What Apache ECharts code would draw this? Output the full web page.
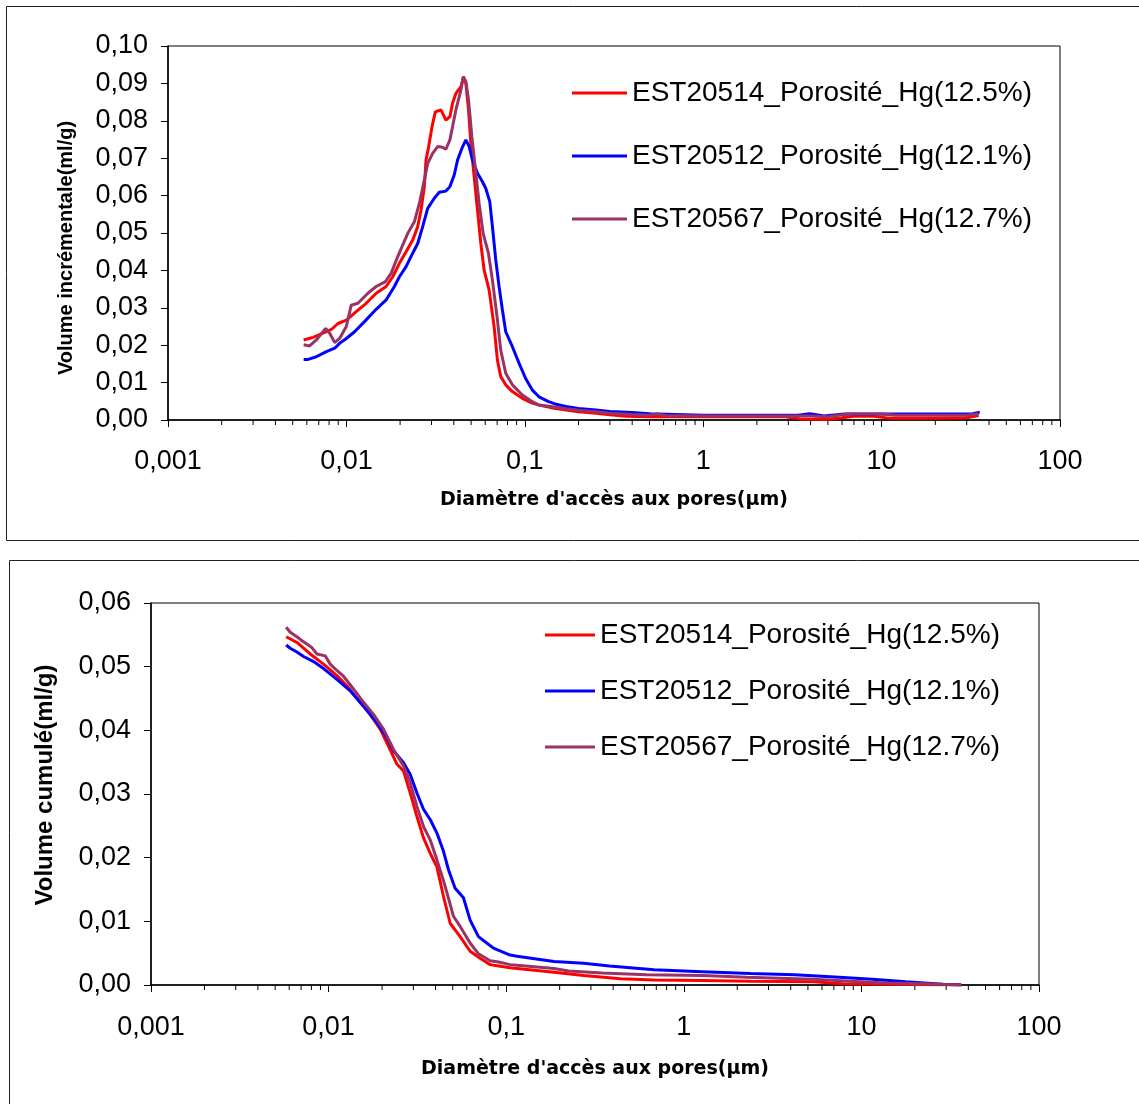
<!DOCTYPE html>
<html>
<head>
<meta charset="utf-8">
<script src="https://cdn.jsdelivr.net/npm/echarts@6/dist/echarts.min.js"></script>
<style>html,body{margin:0;padding:0;background:#fff}#c{width:1139px;height:1104px}</style>
</head>
<body>
<div id="c"></div>
<script>
const seriesNames = ['EST20514_Porosité_Hg(12.5%)', 'EST20512_Porosité_Hg(12.1%)', 'EST20567_Porosité_Hg(12.7%)'];
const seriesColors = ['#FF0000', '#0000FF', '#993366'];
const xTickLabels = ['0,001', '0,01', '0,1', '1', '10', '100'];
const minorTickMultipliers = [2, 3, 4, 5, 6, 7, 8, 9];
const decades = [0.001, 0.01, 0.1, 1, 10];
const xTitle = "Diamètre d'accès aux pores(µm)";
const yTitleTop = 'Volume incrémentale(ml/g)';
const yTitleBottom = 'Volume cumulé(ml/g)';

// Incremental volume (top chart): [diameter µm, ml/g]
const incRed = [[0.00576,0.0214],[0.0065,0.0221],[0.0074,0.0232],[0.00824,0.0242],[0.00897,0.0258],[0.00999,0.0267],[0.01135,0.0290],[0.01291,0.0312],[0.01468,0.0339],[0.0167,0.0357],[0.01819,0.0383],[0.01982,0.0419],[0.0216,0.0450],[0.02353,0.0481],[0.0251,0.0517],[0.0262,0.0561],[0.02735,0.0624],[0.02794,0.0695],[0.02892,0.0731],[0.03019,0.0784],[0.0315,0.0824],[0.03387,0.0829],[0.03613,0.0802],[0.03803,0.0811],[0.03936,0.0847],[0.04109,0.0873],[0.04383,0.0891],[0.04535,0.0918],[0.04674,0.0900],[0.04837,0.0829],[0.04984,0.0740],[0.05202,0.0651],[0.0543,0.0561],[0.05668,0.0472],[0.05916,0.0401],[0.06308,0.0348],[0.06729,0.0250],[0.07024,0.0160],[0.0733,0.0116],[0.07819,0.0094],[0.08517,0.0076],[0.09687,0.0058],[0.1102,0.0045],[0.1201,0.0040],[0.14,0.0033],[0.17,0.0027],[0.2,0.0022],[0.25,0.0018],[0.3,0.0014],[0.37,0.0010],[0.5,0.0009],[1,0.0009],[2,0.0009],[2.8,0.0009],[3.5,0.0003],[5,0.0002],[6,0.0006],[7,0.0010],[9,0.0010],[11,0.0005],[15,0.0005],[20,0.0005],[30,0.0006],[35,0.0012]];
const incBlue = [[0.00576,0.0162],[0.0061,0.0162],[0.00678,0.0169],[0.00772,0.0183],[0.0086,0.0192],[0.00916,0.0205],[0.00999,0.0218],[0.01111,0.0236],[0.01263,0.0263],[0.01468,0.0296],[0.0167,0.0321],[0.01858,0.0357],[0.01982,0.0383],[0.0216,0.0410],[0.02353,0.0446],[0.0251,0.0472],[0.02677,0.0517],[0.02855,0.0566],[0.0311,0.0593],[0.03315,0.0609],[0.03613,0.0612],[0.03803,0.0624],[0.04021,0.0655],[0.04198,0.0695],[0.04439,0.0726],[0.04674,0.0749],[0.04878,0.0731],[0.05092,0.0695],[0.0543,0.0660],[0.05791,0.0637],[0.06044,0.0619],[0.06363,0.0584],[0.06585,0.0517],[0.06874,0.0428],[0.07175,0.0357],[0.0749,0.0294],[0.07819,0.0236],[0.08517,0.0196],[0.09282,0.0152],[0.1011,0.0111],[0.1102,0.0080],[0.1201,0.0062],[0.135,0.0050],[0.15,0.0042],[0.17,0.0036],[0.2,0.0031],[0.25,0.0027],[0.3,0.0023],[0.4,0.0020],[0.5,0.0017],[0.7,0.0015],[1,0.0013],[2,0.0013],[3.4,0.0013],[3.96,0.0017],[4.75,0.0011],[6.2,0.0016],[10,0.0016],[20,0.0016],[32,0.0016],[35.5,0.0021]];
const incPurple = [[0.00576,0.0201],[0.00622,0.0198],[0.00678,0.0214],[0.00765,0.0245],[0.00806,0.0232],[0.0086,0.0207],[0.00916,0.0218],[0.00999,0.0250],[0.01064,0.0307],[0.0116,0.0312],[0.01319,0.0339],[0.01468,0.0357],[0.01655,0.0370],[0.01781,0.0392],[0.0194,0.0437],[0.02207,0.0499],[0.02404,0.0530],[0.02564,0.0579],[0.02735,0.0642],[0.02855,0.0686],[0.03044,0.0713],[0.03245,0.0731],[0.03461,0.0729],[0.03613,0.0724],[0.03803,0.0749],[0.03936,0.0784],[0.04109,0.0829],[0.04383,0.0882],[0.04516,0.0918],[0.04674,0.0905],[0.04837,0.0856],[0.05049,0.0758],[0.05315,0.0660],[0.05547,0.0579],[0.0584,0.0499],[0.06254,0.0446],[0.06585,0.0374],[0.07024,0.0267],[0.0733,0.0187],[0.07819,0.0125],[0.08517,0.0094],[0.09687,0.0067],[0.1102,0.0049],[0.1201,0.0040],[0.14,0.0036],[0.17,0.0030],[0.2,0.0026],[0.25,0.0022],[0.3,0.0018],[0.4,0.0015],[0.5,0.0013],[0.55,0.0016],[0.62,0.0012],[1,0.0011],[2,0.0011],[3,0.0011],[4,0.0011],[5,0.0009],[6.5,0.0016],[10,0.0016],[12,0.0013],[20,0.0013],[30,0.0013],[35,0.0017]];

// Cumulative volume (bottom chart): [diameter µm, ml/g]
const cumRed = [[0.00577,0.0547],[0.00663,0.0538],[0.00788,0.0520],[0.00937,0.0504],[0.01113,0.0486],[0.01267,0.0470],[0.01506,0.0444],[0.01714,0.0425],[0.01952,0.0402],[0.02175,0.0375],[0.02423,0.0347],[0.02641,0.0336],[0.0288,0.0302],[0.03139,0.0265],[0.03422,0.0231],[0.03731,0.0207],[0.04068,0.0186],[0.04435,0.0139],[0.04835,0.0097],[0.05504,0.0076],[0.06264,0.0053],[0.07131,0.0042],[0.08116,0.0032],[0.0906,0.0030],[0.1052,0.0027],[0.1152,0.0026],[0.186,0.0020],[0.273,0.0015],[0.441,0.0010],[0.68,0.0008],[1.27,0.0007],[2.37,0.0006],[5.36,0.0005],[7.87,0.0002],[14,0.0001],[36.5,0]];
const cumBlue = [[0.00577,0.0534],[0.00608,0.0529],[0.00663,0.0523],[0.00723,0.0516],[0.00823,0.0508],[0.00937,0.0497],[0.01113,0.0480],[0.01323,0.0462],[0.01573,0.0438],[0.01869,0.0412],[0.02128,0.0389],[0.0232,0.0368],[0.02641,0.0349],[0.0288,0.0331],[0.03139,0.0302],[0.03422,0.0276],[0.03731,0.0260],[0.04068,0.0239],[0.04435,0.0210],[0.04731,0.0181],[0.05157,0.0152],[0.05745,0.0137],[0.06264,0.0102],[0.06979,0.0076],[0.07607,0.0068],[0.08475,0.0058],[0.1052,0.0047],[0.1152,0.0045],[0.186,0.0037],[0.273,0.0034],[0.382,0.0030],[0.68,0.0024],[1.27,0.0021],[2.37,0.0018],[4.21,0.0016],[7.5,0.0012],[11.5,0.0009],[17.8,0.0005],[28.7,0.0001],[36.5,0]];
const cumPurple = [[0.00577,0.0562],[0.00608,0.0554],[0.00663,0.0547],[0.00723,0.0539],[0.00805,0.0530],[0.00859,0.0520],[0.00957,0.0517],[0.01021,0.0504],[0.01113,0.0494],[0.01213,0.0485],[0.01381,0.0465],[0.01573,0.0444],[0.0179,0.0425],[0.02038,0.0402],[0.0232,0.0370],[0.02641,0.0344],[0.0288,0.0318],[0.03139,0.0281],[0.03422,0.0249],[0.03731,0.0228],[0.04068,0.0197],[0.04532,0.0155],[0.05047,0.0108],[0.05504,0.0092],[0.06264,0.0066],[0.06979,0.0049],[0.08116,0.0038],[0.0906,0.0036],[0.1052,0.0032],[0.1152,0.0031],[0.186,0.0026],[0.2247,0.0022],[0.347,0.0019],[0.618,0.0016],[1.27,0.0015],[2.26,0.0012],[5.36,0.0009],[8.66,0.0006],[14,0.0003],[22.6,0.0002],[36.5,0]];

const minorTicks = [];
decades.forEach(d => minorTickMultipliers.forEach(m => minorTicks.push([m * d, 0])));

const FONT = '"Liberation Sans", Arial, sans-serif';
const fmtX = v => xTickLabels[Math.round(Math.log10(v)) + 3];
const fmtY = v => v.toFixed(2).replace('.', ',');

function xAxis(gridIndex, nameGap, labelMargin) {
  return {
    type: 'log', logBase: 10, min: 0.001, max: 100, gridIndex,
    name: xTitle, nameLocation: 'middle', nameGap,
    nameTextStyle: { fontFamily: '"DejaVu Sans", sans-serif', fontWeight: 'bold', fontSize: 19, color: '#000' },
    axisLine: { show: true, lineStyle: { color: '#000', width: 1.5 } },
    axisTick: { show: true, length: 7, lineStyle: { color: '#000', width: 1 } },
    axisLabel: { formatter: fmtX, fontFamily: FONT, fontSize: 27, color: '#000', margin: labelMargin },
    splitLine: { show: false }, minorTick: { show: false }
  };
}
function yAxis(gridIndex, max, name, nameGap, nameSize, namePad) {
  return {
    type: 'value', min: 0, max, interval: 0.01, gridIndex,
    name, nameLocation: 'middle', nameGap, nameRotate: 90,
    nameTextStyle: { fontFamily: FONT, fontWeight: 'bold', fontSize: nameSize, color: '#000', padding: namePad },
    axisLine: { show: true, lineStyle: { color: '#000', width: 1.5 } },
    axisTick: { show: true, length: 7, lineStyle: { color: '#000', width: 1 } },
    axisLabel: { formatter: fmtY, fontFamily: FONT, fontSize: 27, color: '#000', margin: 20 },
    splitLine: { show: false }
  };
}
function lineSeries(name, color, data, axisIdx) {
  return {
    name, type: 'line', data, xAxisIndex: axisIdx, yAxisIndex: axisIdx,
    showSymbol: false, symbol: 'none', smooth: false, animation: false,
    lineStyle: { color, width: 3 }, itemStyle: { color }
  };
}
function minorTickSeries(axisIdx) {
  return {
    type: 'custom', xAxisIndex: axisIdx, yAxisIndex: axisIdx, data: minorTicks,
    silent: true, clip: false, animation: false, encode: { x: 0, y: 1 },
    renderItem: (params, api) => {
      const p = api.coord([api.value(0), 0]);
      return { type: 'line', shape: { x1: p[0], y1: p[1], x2: p[0], y2: p[1] + 5 }, style: { stroke: '#000', lineWidth: 1 } };
    }
  };
}
function legend(left, top, itemWidth, gap) {
  return {
    data: seriesNames, orient: 'vertical', left, top, itemWidth, itemHeight: 3, icon: 'rect',
    padding: 0, itemGap: gap, textStyle: { fontFamily: FONT, fontSize: 28, color: '#000', lineHeight: 30 },
    selectedMode: false
  };
}

const chart = echarts.init(document.getElementById('c'), null, { renderer: 'canvas' });
chart.setOption({
  backgroundColor: '#fff',
  animation: false,
  graphic: [
    { type: 'rect', shape: { x: 6.5, y: 6.5, width: 1145, height: 534 }, style: { fill: 'none', stroke: '#222', lineWidth: 1 }, z: -1 },
    { type: 'rect', shape: { x: 9.5, y: 560.5, width: 1145, height: 560 }, style: { fill: 'none', stroke: '#222', lineWidth: 1 }, z: -1 }
  ],
  grid: [
    { left: 168, top: 46, width: 892, height: 374, show: true, borderColor: '#000', borderWidth: 1, backgroundColor: 'transparent' },
    { left: 151, top: 603, width: 888, height: 382, show: true, borderColor: '#000', borderWidth: 1, backgroundColor: 'transparent' }
  ],
  legend: [legend(572, 78, 55, 33), legend(545, 620, 50, 26)],
  xAxis: [xAxis(0, 71, 28), xAxis(1, 75, 29)],
  yAxis: [yAxis(0, 0.1, yTitleTop, 92, 20, [0, 30, 0, 0]), yAxis(1, 0.06, yTitleBottom, 94, 24, [0, 0, 0, 18])],
  series: [
    lineSeries(seriesNames[0], seriesColors[0], incRed, 0),
    lineSeries(seriesNames[1], seriesColors[1], incBlue, 0),
    lineSeries(seriesNames[2], seriesColors[2], incPurple, 0),
    lineSeries(seriesNames[0], seriesColors[0], cumRed, 1),
    lineSeries(seriesNames[1], seriesColors[1], cumBlue, 1),
    lineSeries(seriesNames[2], seriesColors[2], cumPurple, 1),
    minorTickSeries(0), minorTickSeries(1)
  ]
});
</script>
</body>
</html>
-- -- --
» **Exercise details**:
Restate the material word for word from its first line through the line containing "const yTitleBottom = 'Volume cumulé(ml/g)';", both included; the pictures do not belong in it.

» **Answer to the problem**:
What Apache ECharts code would draw this? Output the full web page.
<!DOCTYPE html>
<html>
<head>
<meta charset="utf-8">
<script src="https://cdn.jsdelivr.net/npm/echarts@6/dist/echarts.min.js"></script>
<style>html,body{margin:0;padding:0;background:#fff}#c{width:1139px;height:1104px}</style>
</head>
<body>
<div id="c"></div>
<script>
const seriesNames = ['EST20514_Porosité_Hg(12.5%)', 'EST20512_Porosité_Hg(12.1%)', 'EST20567_Porosité_Hg(12.7%)'];
const seriesColors = ['#FF0000', '#0000FF', '#993366'];
const xTickLabels = ['0,001', '0,01', '0,1', '1', '10', '100'];
const minorTickMultipliers = [2, 3, 4, 5, 6, 7, 8, 9];
const decades = [0.001, 0.01, 0.1, 1, 10];
const xTitle = "Diamètre d'accès aux pores(µm)";
const yTitleTop = 'Volume incrémentale(ml/g)';
const yTitleBottom = 'Volume cumulé(ml/g)';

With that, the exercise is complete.